New Beck "Album"...Gimmick or Genius?

Friday, August 10, 2012| by Will Chen

As you may have already heard, Beck is releasing his new "album" as sheet music (read more here). Its been a topic at several forums I visit and a great many see this as a visionary move, something I don't quite understand. It seems increasingly that in creative fields, especially in music, that vintage fetishism has run amok. As guitarists we often see this first hand when certain instruments suddenly sky rocket in value when they reach a certain age/rarity. A prime example is CBS era Fenders which around a decade ago were considered inferior instruments but have seen a huge spike in pricing in the collectors market. Did the instruments get better or was it simply the market for older instruments dried up and as such the next oldest became the vintage de jour?

In the world of music distribution, there has been a Renaissance in vinyl. The market born from DJs both in the hip hop/rap world used to scratch and the dance club scene due to ease of sync (and seeking out rare/out of print tracks to add to their repertoire) has spread to indie bands where it's low cost and hip factor to the audiophiles who argue records have a higher fidelity than modern digital formats (maybe when it comes to low quality MP3, though science says otherwise concerning uncompressed audio, but I digress).
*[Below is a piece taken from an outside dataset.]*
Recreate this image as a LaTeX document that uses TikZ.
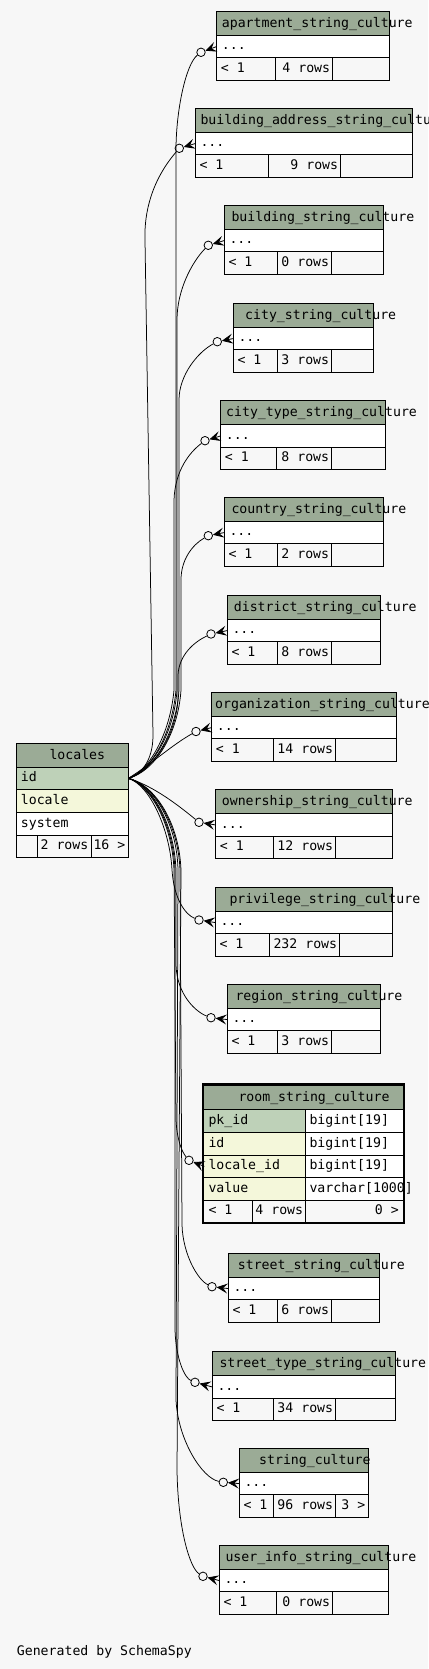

Beck, in a move to out hip the hippest of hipster bands, has opted to go even further back in time for inspiration for this distribution. In the days before recorded music, publishing was the music industry and sheet music was the single. This was driven by the age of parlor music, a time in which music wasn't generally appreciated by audiences paying admission to watch performers but rather people performed music in there homes for the enjoyment of their families and friends. This concept must seem absolutely alien to the youth of today for which the majority have extremely little musical training and for whom the enjoyment of music is largely an exercise in isolation via headphones.

So is Beck's move genius or gimmick? Well, that's for time to tell. Certainly it appears a gimmick which will earn him a significant amount of free press prior to its release, but if it results in a shared musical experience which organically grows over time as interpretations of the work end up inspiring the Beck's performance it may start a new trend. Of course, the biggest question at hand is whether there are enough fans of Beck's music who can read music for the later to materialize.